Cuando se analiza el odio es fácil teorizar que odiar es odiarse. Escribe Nussbaum que «el odio a uno mismo se proyecta con demasiada frecuencia hacia fuera, hacia "otros" particularmente vulnerables; de ahí que las actitudes de la persona hacia sí misma sean un elemento clave de toda buena psicología pública». Dicho desde la dimensión política. El malestar democrático nacido del desdén político mostrado a las capas más desfavorecidas en favor de cada vez mayores prerrogativas a las élites económicas en los momentos más lacinantes de la crisis financiera, es un factor situacional idóneo para incentivar el odio e instrumentalizarlo partidistamente. Para un estratega de la gestión de la comunicación política es muy sencillo elaborar eslóganes con los que captar adeptos acérrimos simplemente eligiendo un par de chivos expiatorios. Desplazamos nuestro rensentimiento a un grupo vulnerable sin capacidad ni política ni social para desarticular la narrativa en la que lo inculpamos de nuestros males. El chivo expiatorio es pura analgesia para el dolor infligido por la frustración y la impotencia.

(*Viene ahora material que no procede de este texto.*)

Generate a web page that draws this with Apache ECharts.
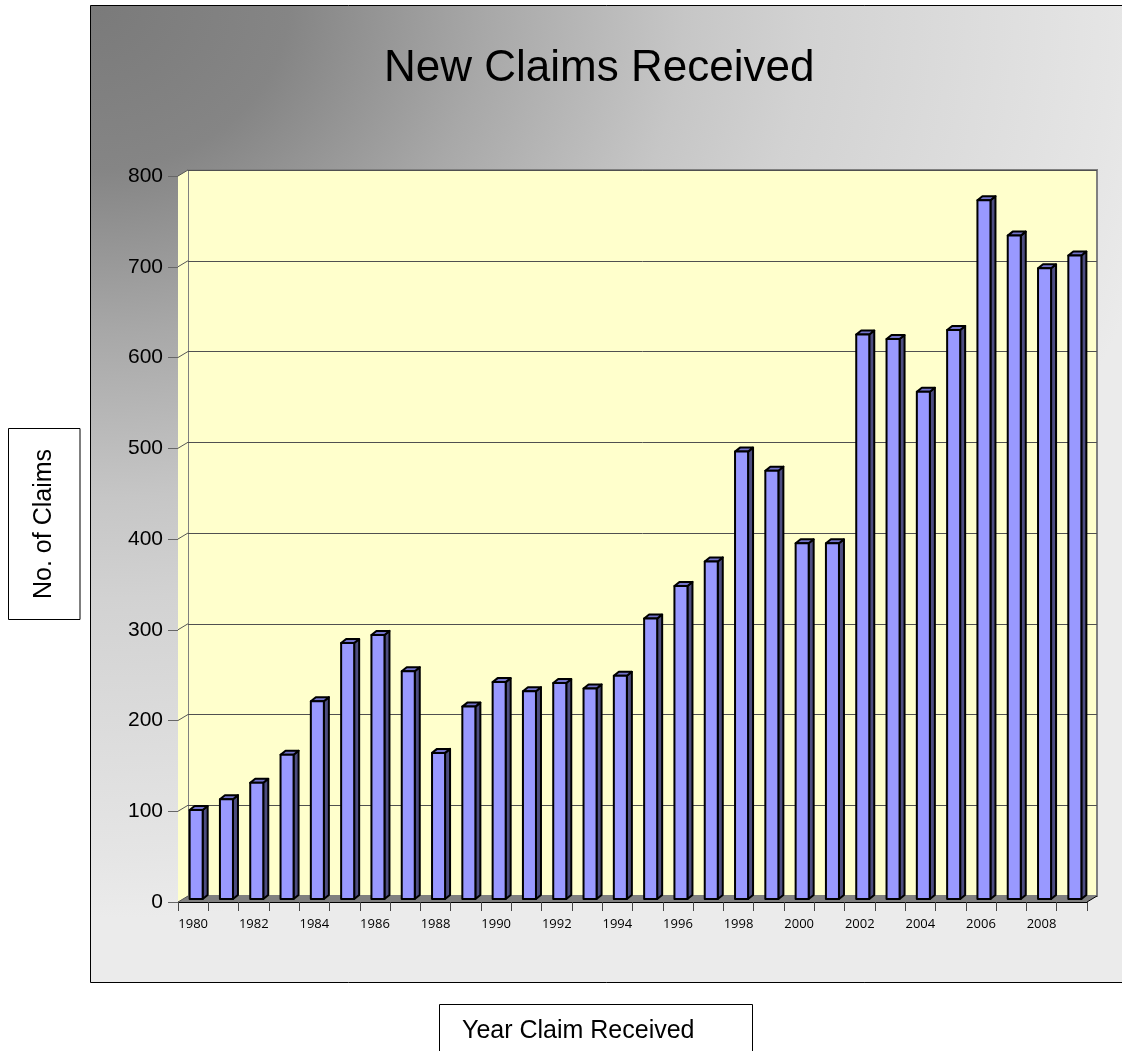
<!DOCTYPE html>
<html>
<head>
<meta charset="utf-8">
<title>New Claims Received</title>
<script src="https://cdn.jsdelivr.net/npm/echarts@6/dist/echarts.min.js"></script>
<style>
html, body { margin: 0; padding: 0; background: #fff; }
#chart { width: 1122px; height: 1051px; }
</style>
</head>
<body>
<div id="chart"></div>
<script>
// values
var years = ['1980', '1981', '1982', '1983', '1984', '1985', '1986', '1987', '1988', '1989',
             '1990', '1991', '1992', '1993', '1994', '1995', '1996', '1997', '1998', '1999',
             '2000', '2001', '2002', '2003', '2004', '2005', '2006', '2007', '2008', '2009'];
var claims = [98, 110, 128, 159, 218, 282, 291, 251, 161, 212,
              239, 229, 238, 232, 246, 309, 345, 372, 493, 472,
              392, 392, 622, 617, 559, 627, 770, 731, 695, 709];
var yTicks = [0, 100, 200, 300, 400, 500, 600, 700, 800];

// fake 3d (pixels)
var WALL_DX = 10, WALL_DY = -6;
var BAR_DX = 3, BAR_DY = -3, BAR_DEPTH_X = 5, BAR_DEPTH_Y = -4;
var BAR_RATIO = 0.43;

var chart = echarts.init(document.getElementById('chart'));

// side wall, floor and the little slanted tick lines
function frameItem(params, api) {
    var v = api.value(1);
    var half = api.size([1, 0])[0] / 2;
    var p = api.coord([0, v]);
    var xl = p[0] - half;
    var kids = [];
    if (params.dataIndex === 0) {
        var top = api.coord([0, yTicks[yTicks.length - 1]]);
        var xr = api.coord([years.length - 1, 0])[0] + half;
        kids.push({
            type: 'polygon',
            shape: { points: [[xl, top[1]], [xl + WALL_DX, top[1] + WALL_DY], [xl + WALL_DX, p[1] + WALL_DY], [xl, p[1]]] },
            style: { fill: '#ffffcc' }
        });
        kids.push({
            type: 'polygon',
            shape: { points: [[xl, p[1]], [xr, p[1]], [xr + WALL_DX, p[1] + WALL_DY], [xl + WALL_DX, p[1] + WALL_DY]] },
            style: { fill: '#808080' }
        });
        kids.push({
            type: 'line',
            shape: { x1: xr, y1: p[1], x2: xr + WALL_DX, y2: p[1] + WALL_DY },
            style: { stroke: '#000', lineWidth: 1 }
        });
    }
    kids.push({
        type: 'line',
        shape: { x1: xl, y1: p[1], x2: xl + WALL_DX, y2: p[1] + WALL_DY },
        style: { stroke: '#555', lineWidth: 1 }
    });
    return { type: 'group', children: kids };
}

function barItem(params, api) {
    var idx = api.value(0), v = api.value(1);
    var top = api.coord([idx, v]), base = api.coord([idx, 0]);
    var w = api.size([1, 0])[0] * BAR_RATIO;
    var x0 = top[0] - w / 2 + BAR_DX, x1 = x0 + w;
    var y0 = top[1] + BAR_DY, y1 = base[1] + BAR_DY;
    var dx = BAR_DEPTH_X, dy = BAR_DEPTH_Y;
    var edge = { stroke: '#000', lineWidth: 2, lineJoin: 'round' };
    return {
        type: 'group',
        children: [
            { type: 'polygon', shape: { points: [[x1, y0], [x1 + dx, y0 + dy], [x1 + dx, y1 + dy], [x1, y1]] },
              style: Object.assign({ fill: '#4d4d80' }, edge) },
            { type: 'polygon', shape: { points: [[x0, y0], [x1, y0], [x1 + dx, y0 + dy], [x0 + dx, y0 + dy]] },
              style: Object.assign({ fill: '#7373cc' }, edge) },
            { type: 'rect', shape: { x: x0, y: y0, width: w, height: y1 - y0 },
              style: Object.assign({ fill: '#9999ff' }, edge) }
        ]
    };
}

// background box: gradient from the top-left corner, a bit faster downwards
var BG_SCALE_Y = 0.83;

chart.setOption({
    backgroundColor: '#fff',
    animation: false,
    title: {
        text: 'New Claims Received',
        left: 384,
        top: 47,
        padding: 0,
        textStyle: { fontFamily: 'Liberation Sans', fontSize: 44, fontWeight: 'normal', color: '#000' }
    },
    graphic: [
        {
            type: 'rect', z: -100, x: 90.5, y: 5.5, scaleY: BG_SCALE_Y,
            shape: { x: 0, y: 0, width: 1100, height: 977 / BG_SCALE_Y },
            style: {
                fill: new echarts.graphic.RadialGradient(0, 0, 1100, [
                    { offset: 0, color: '#7a7a7a' },
                    { offset: 0.18, color: '#858585' },
                    { offset: 0.36, color: '#a8a8a8' },
                    { offset: 0.54, color: '#c6c6c6' },
                    { offset: 0.65, color: '#d2d2d2' },
                    { offset: 0.93, color: '#e5e5e5' },
                    { offset: 1, color: '#ebebeb' }
                ], true),
                stroke: null
            }
        },
        {
            type: 'rect', z: -99,
            shape: { x: 90.5, y: 5.5, width: 1100, height: 977 },
            style: { fill: null, stroke: '#000', lineWidth: 1 }
        },
        {
            type: 'rect', z: 100,
            shape: { x: 8.5, y: 428.5, width: 71.5, height: 191 },
            style: { fill: '#fff', stroke: '#000', lineWidth: 1 }
        },
        {
            type: 'text', z: 101, x: 44, y: 524, rotation: Math.PI / 2,
            style: { text: 'No. of Claims', fontFamily: 'Liberation Sans', fontSize: 25, fill: '#000',
                     align: 'center', verticalAlign: 'middle' }
        },
        {
            type: 'rect', z: 100,
            shape: { x: 439.5, y: 1004.5, width: 313, height: 60 },
            style: { fill: '#fff', stroke: '#000', lineWidth: 1 }
        },
        {
            type: 'text', z: 101, x: 462, y: 1031,
            style: { text: 'Year Claim Received', fontFamily: 'Liberation Sans', fontSize: 25, fill: '#000',
                     align: 'left', verticalAlign: 'middle' }
        }
    ],
    grid: [
        // back wall
        { left: 188, top: 170, width: 909, height: 726, show: true,
          backgroundColor: '#ffffcc', borderColor: '#808080', borderWidth: 2 },
        // front plane
        { left: 178, top: 176, width: 909, height: 726 }
    ],
    xAxis: [
        { gridIndex: 0, type: 'category', data: years, show: false },
        {
            gridIndex: 1, type: 'category', data: years,
            axisLine: { show: true, lineStyle: { color: '#000', width: 1 } },
            axisTick: { show: true, interval: 0, length: 9, lineStyle: { color: '#444' } },
            axisLabel: { show: true, interval: 1, margin: 16, fontFamily: 'Open Sans', fontSize: 13, color: '#000' },
            splitLine: { show: false }
        }
    ],
    yAxis: [
        {
            gridIndex: 0, type: 'value', min: 0, max: 800, interval: 100,
            axisLine: { show: false }, axisTick: { show: false }, axisLabel: { show: false },
            splitLine: { show: true, lineStyle: { color: '#505050', width: 1 } }
        },
        {
            gridIndex: 1, type: 'value', min: 0, max: 800, interval: 100,
            axisLine: { show: true, lineStyle: { color: '#000', width: 1 } },
            axisTick: { show: true, length: 10, lineStyle: { color: '#666' } },
            axisLabel: { margin: 15, fontFamily: 'Liberation Sans', fontSize: 21, color: '#000',
                         formatter: function (v) { return String(v); } },
            splitLine: { show: false }
        }
    ],
    series: [
        {
            type: 'custom', name: 'frame', xAxisIndex: 1, yAxisIndex: 1, silent: true, z: 1,
            renderItem: frameItem,
            data: yTicks.map(function (v) { return [0, v]; })
        },
        {
            type: 'custom', name: 'New Claims', xAxisIndex: 1, yAxisIndex: 1, silent: true, z: 3,
            renderItem: barItem,
            data: claims.map(function (v, i) { return [i, v]; })
        }
    ]
});
</script>
</body>
</html>
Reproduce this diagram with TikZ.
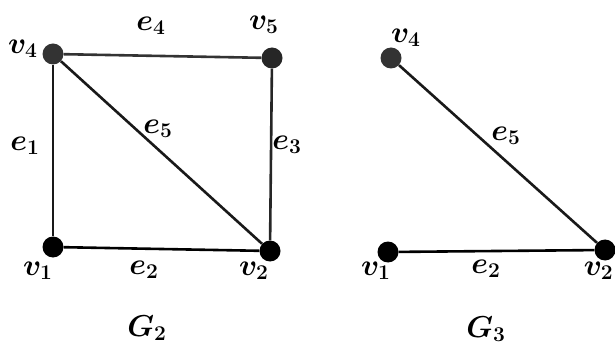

La filósofa alemana Carolin Emcke se pregunta en su ensayo Contra el odio «si este odio envuelto en «preocupación» puede estar funcionando como sustitutivo (o válvula de escape) para canalizar experiencias colectivas de privación de derechos, marginación y falta de representación política». La respuesta es sencilla observando paisajísticamente la irrupción de liderazgos basados en la completa anulación del otro diferente. Gracias al chivo expiatorio el odio se redirige contra otras personas ridículamente estereotipadas, y no contra las medidas políticas y económicas que permiten el curso regular de las injusticias que despiertan ese odio. A todas las personas nos compete impedir que quienes odian puedan fabricarse un objeto a medida sobre el que expiarse a cambio de reclamar punición severa para él. Para este cometido son herramientas potentes los contextos dignos donde la vida no se reduzca a malvivir (mitigación de la pobreza y sus correlatos la ignorancia y el dogmatismo), el encuentro con personas con biografía y puntos de vista dispares (cultivo de la compasión, la diversidad y la policromía de valores), y la participación del juicio crítico y la argumentación bien fundada (configuración de una deontología discursiva y del diálogo práctico como principio de convivencia). El refranero nos recuerda que errar es de humanos, pero en un momento epocal de posverdad, populismos y descontento democrático, echarle la culpa a los demás es de sabios. Es un deber público recuperar intacto el refrán original.